Canadian Alliance for Sex Work Law Reform argued prostitution laws violate industry workers' Charter rights
Ontario's Superior Court has dismissed a Charter challenge launched by an alliance of groups advocating for the rights of sex workers, ruling that Canada's criminal laws on sex work are constitutional.
Justice Robert Goldstein's decision says the Protection of Communities and Exploited Persons Act, brought in by the former Conservative government, balances prohibition of "the most exploitative aspects of the sex trade" while protecting sex workers from legal prosecution.
Goldstein found the laws are constitutional and do not prevent sex workers from taking safety measures, engaging the services of non-exploitative third parties or seeking police assistance without fear of being charged for selling or advertising sexual services.

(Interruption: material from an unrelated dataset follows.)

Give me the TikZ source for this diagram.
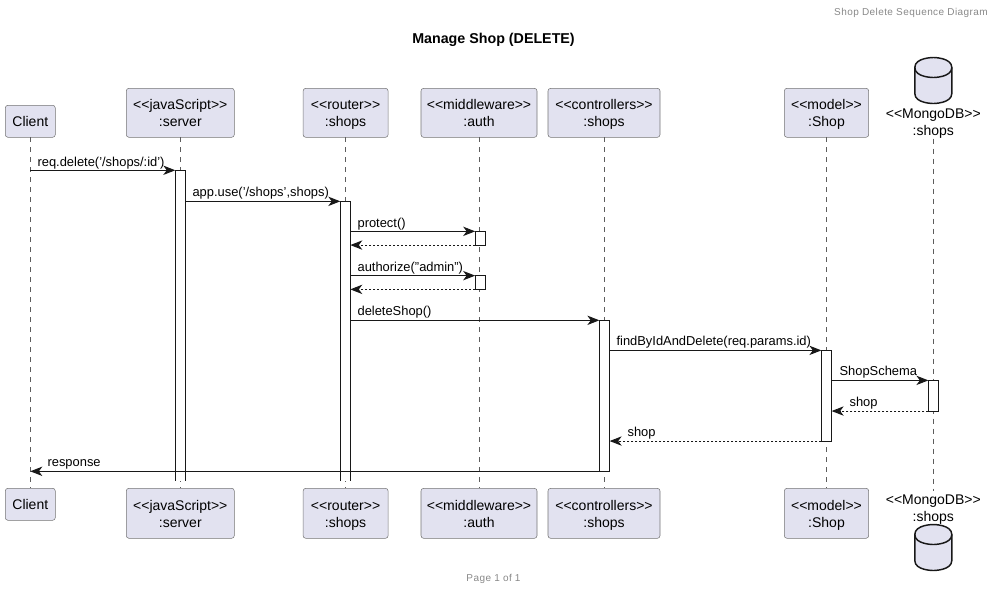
\documentclass[tikz,border=0pt]{standalone}
\usepackage{fontspec}
\setmainfont{Liberation Sans}
\usetikzlibrary{arrows.meta}
\definecolor{boxFill}{HTML}{E2E2F0}
\definecolor{lineDark}{HTML}{181818}
\definecolor{noteGray}{HTML}{888888}
\newcommand{\lineProp}{\rule[-2.3pt]{0pt}{12.75pt}}
\newcommand{\stereoText}[2]{\lineProp<{}<#1>{}>\\\lineProp#2}
\tikzset{
	dbDrum/.pic={
		\draw[draw=lineDark, fill=boxFill, line width=1.1pt] (-18.5,10) .. controls (-18.5,0) and (0,0) .. (0,0) .. controls (0,0) and (18.5,0) .. (18.5,10) -- (18.5,36) .. controls (18.5,46) and (0,46) .. (0,46) .. controls (0,46) and (-18.5,46) .. (-18.5,36) -- cycle;
		\draw[draw=lineDark, line width=1.1pt] (-18.5,10) .. controls (-18.5,20) and (0,20) .. (0,20) .. controls (0,20) and (18.5,20) .. (18.5,10);
	}
}
\tikzstyle{actorBox}=[draw=lineDark!60, fill=boxFill, rounded corners=2pt, line width=.4pt, align=center, inner sep=0pt, outer sep=0pt, font=\fontsize{10.5}{12.75}\selectfont]
\tikzstyle{dbText}=[align=center, inner sep=0pt, outer sep=0pt, font=\fontsize{10.5}{12.75}\selectfont]
\tikzstyle{lifeLine}=[draw=lineDark!70, line width=.4pt, dash pattern=on 3.75pt off 3.75pt]
\tikzstyle{activeBar}=[draw=lineDark, fill=white, line width=.75pt, minimum width=7.7pt, inner sep=0pt, outer sep=0pt]
\tikzstyle{openBar}=[fill=white, minimum width=7.5pt, inner sep=0pt, outer sep=0pt]
\tikzstyle{barEdge}=[draw=lineDark, line width=.75pt]
\tikzstyle{callMsg}=[draw=lineDark, line width=.75pt, -{Stealth[length=9pt, width=7pt, inset=2.6pt]}]
\tikzstyle{returnMsg}=[callMsg, dash pattern=on 1.5pt off 1.5pt]
\tikzstyle{msgText}=[anchor=base west, inner sep=0pt, font=\fontsize{9.68}{12}\selectfont]

\begin{document}
\begin{tikzpicture}[x=.75pt, y=-.75pt]
	\useasboundingbox (0,0) rectangle (994,590);

	\node[anchor=base east, inner sep=0pt, text=noteGray, font=\fontsize{7.5}{9}\selectfont\addfontfeature{LetterSpace=4.2}] (headerText) at (988,15.5) {Shop Delete Sequence Diagram};
	\node[inner sep=0pt, font=\fontsize{10.7}{12}\selectfont\bfseries] (titleText) at (493.5,39.5) {Manage Shop (DELETE)};
	\node[inner sep=0pt, text=noteGray, font=\fontsize{7.5}{9}\selectfont\addfontfeature{LetterSpace=4.2}] (footerText) at (493.5,578.5) {Page 1 of 1};

	% top row
	\node[actorBox, minimum width=37.5pt, minimum height=24pt] (clientTop) at (30.3,121.3) {\lineProp Client};
	\node[actorBox, minimum width=81pt, minimum height=36.75pt] (serverTop) at (180.3,112.8) {\stereoText{javaScript}{:server}};
	\node[actorBox, minimum width=63.75pt, minimum height=36.75pt] (routerTop) at (345.6,112.8) {\stereoText{router}{:shops}};
	\node[actorBox, minimum width=87pt, minimum height=36.75pt] (authTop) at (479,112.8) {\stereoText{middleware}{:auth}};
	\node[actorBox, minimum width=84pt, minimum height=36.75pt] (ctrlTop) at (604,112.8) {\stereoText{controllers}{:shops}};
	\node[actorBox, minimum width=63.25pt, minimum height=36.75pt] (modelTop) at (826.5,112.8) {\stereoText{model}{:Shop}};
	\node[dbText] (dbTop) at (933.3,121.5) {\stereoText{MongoDB}{:shops}};
	\pic at (933.3,57.5) {dbDrum};

	% bottom row
	\node[actorBox, minimum width=37.5pt, minimum height=24pt] (clientEnd) at (30.3,504.3) {\lineProp Client};
	\node[actorBox, minimum width=81pt, minimum height=37.5pt] (serverEnd) at (180.3,513.3) {\stereoText{javaScript}{:server}};
	\node[actorBox, minimum width=63.75pt, minimum height=37.5pt] (routerEnd) at (345.6,513.3) {\stereoText{router}{:shops}};
	\node[actorBox, minimum width=87pt, minimum height=37.5pt] (authEnd) at (479,513.3) {\stereoText{middleware}{:auth}};
	\node[actorBox, minimum width=84pt, minimum height=37.5pt] (ctrlEnd) at (604,513.3) {\stereoText{controllers}{:shops}};
	\node[actorBox, minimum width=63.25pt, minimum height=37.5pt] (modelEnd) at (826.5,513.3) {\stereoText{model}{:Shop}};
	\node[dbText] (dbEnd) at (933.3,507.5) {\stereoText{MongoDB}{:shops}};
	\pic at (933.3,524.5) {dbDrum};

	% life lines
	\draw[lifeLine] (clientTop) -- (clientEnd);
	\draw[lifeLine] (serverTop) -- (serverEnd);
	\draw[lifeLine] (routerTop) -- (routerEnd);
	\draw[lifeLine] (authTop) -- (authEnd);
	\draw[lifeLine] (ctrlTop) -- (ctrlEnd);
	\draw[lifeLine] (modelTop) -- (modelEnd);
	\draw[lifeLine] (dbTop) -- (dbEnd);

	% activations
	\node[openBar, minimum height=233pt] (serverBar) at (180.3,325.6) {};
	\draw[barEdge] (serverBar.south west) -- (serverBar.north west) -- (serverBar.north east) -- (serverBar.south east);
	\node[openBar, minimum height=209.8pt] (routerBar) at (345.3,341.2) {};
	\draw[barEdge] (routerBar.south west) -- (routerBar.north west) -- (routerBar.north east) -- (routerBar.south east);
	\node[activeBar, minimum height=10.3pt] (authBarA) at (480.3,238.2) {};
	\node[activeBar, minimum height=10.3pt] (authBarB) at (480.3,282.5) {};
	\node[activeBar, minimum height=113.25pt] (ctrlBar) at (604.5,395.8) {};
	\node[activeBar, minimum height=68pt] (modelBar) at (826.5,395.7) {};
	\node[activeBar, minimum height=23pt] (dbBar) at (933.5,395.7) {};

	% messages
	\draw[callMsg] (clientTop.south |- serverBar.north) -- (serverBar.north west);
	\draw[callMsg] (serverBar.east |- routerBar.north) -- (routerBar.north west);
	\draw[callMsg] (routerBar.east |- authBarA.north) -- (authBarA.north west);
	\draw[returnMsg] (authBarA.south west) -- (routerBar.east |- authBarA.south);
	\draw[callMsg] (routerBar.east |- authBarB.north) -- (authBarB.north west);
	\draw[returnMsg] (authBarB.south west) -- (routerBar.east |- authBarB.south);
	\draw[callMsg] (routerBar.east |- ctrlBar.north) -- (ctrlBar.north west);
	\draw[callMsg] (ctrlBar.east |- modelBar.north) -- (modelBar.north west);
	\draw[callMsg] (modelBar.east |- dbBar.north) -- (dbBar.north west);
	\draw[returnMsg] (dbBar.south west) -- (modelBar.east |- dbBar.south);
	\draw[returnMsg] (modelBar.south west) -- (ctrlBar.east |- modelBar.south);
	\draw[callMsg] (ctrlBar.south west) -- (clientTop.south |- ctrlBar.south);

	\node[msgText] (reqText) at (37.3,166) {req.delete('/shops/:id')};
	\node[msgText] (useText) at (192.3,196.5) {app.use('/shops',shops)};
	\node[msgText] (protectText) at (357.3,227.5) {protect()};
	\node[msgText] (authorizeText) at (357.3,271.5) {authorize("admin")};
	\node[msgText] (deleteText) at (357.3,315.5) {deleteShop()};
	\node[msgText] (findText) at (616.3,345.8) {findByIdAndDelete(req.params.id)};
	\node[msgText] (schemaText) at (839.3,375.8) {ShopSchema};
	\node[msgText] (shopTextA) at (849.3,406) {shop};
	\node[msgText] (shopTextB) at (627.3,436.7) {shop};
	\node[msgText] (responseText) at (47.3,466.8) {response};
\end{tikzpicture}
\end{document}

The Canadian Alliance for Sex Work Law Reform had argued in court that the laws foster stigma, invite targeted violence and prevent sex workers from obtaining meaningful consent before engaging with clients — violating the industry workers' Charter rights.
The Protection of Communities and Exploited Persons Act was passed in 2014, about a year after the Supreme Court of Canada struck down previous anti-prostitution laws after lawyers argued existing provisions were disproportionate, overbroad and put sex workers at risk of harm.
Even though prostitution was legal under the previous laws, nearly all related activities — such as running a brothel, pimping and communicating in a public place for the purposes of prostitution — were against the law.
The prostitution-related offences brought in under Former Prime Minister Stephen Harper moved closer to criminalizing prostitution itself by making it against the law to pay for sexual services and for businesses to profit from it, as well as making communicating to buy sexual services a criminal offence.
The federal government maintained those new statutes do not prevent people selling sex from taking safety measures and says they are meant to reduce both the purchase and the sale of sexual services.
The Canadian Alliance for Sex Work Law Reform argued last October that the new laws are more restrictive than what they replaced and force sex workers, and people who work with them, to operate in the context of criminalization.
The alliance has said there shouldn't be any criminal laws specific to sex work and has dozens of recommendations to create a more regulated industry.
Ruling dismisses concerns raised by sex workers
Ellie Ade Kur, executive director of Maggie's Toronto Sex Worker Action Project, was a fact witness in the case.
She said the ruling "completely dismisses a lot of the concerns that sex workers have raised around the reality of what criminalizing sex work does" and how it impacts their work and their lives.
"One of the larger things we've been talking a lot about is how a lot of the the laws criminalizing sex work are largely framed as meant 'to protect' many of us, when in reality many sex workers are actually subject to prosecution under criminal laws around sex work," she told CBC Toronto.
"A lot of these things prevent us from being able to work in groups, to implement safety mechanisms, to be able to engage third parties who are able to support with screening around personal protection and security and shape the relationship between our communities and the police more broadly."
Goldstein wrote in his decision that decriminalization and regulation of sex work may be better policy choices, but that is up to Parliament, not the court, to decide.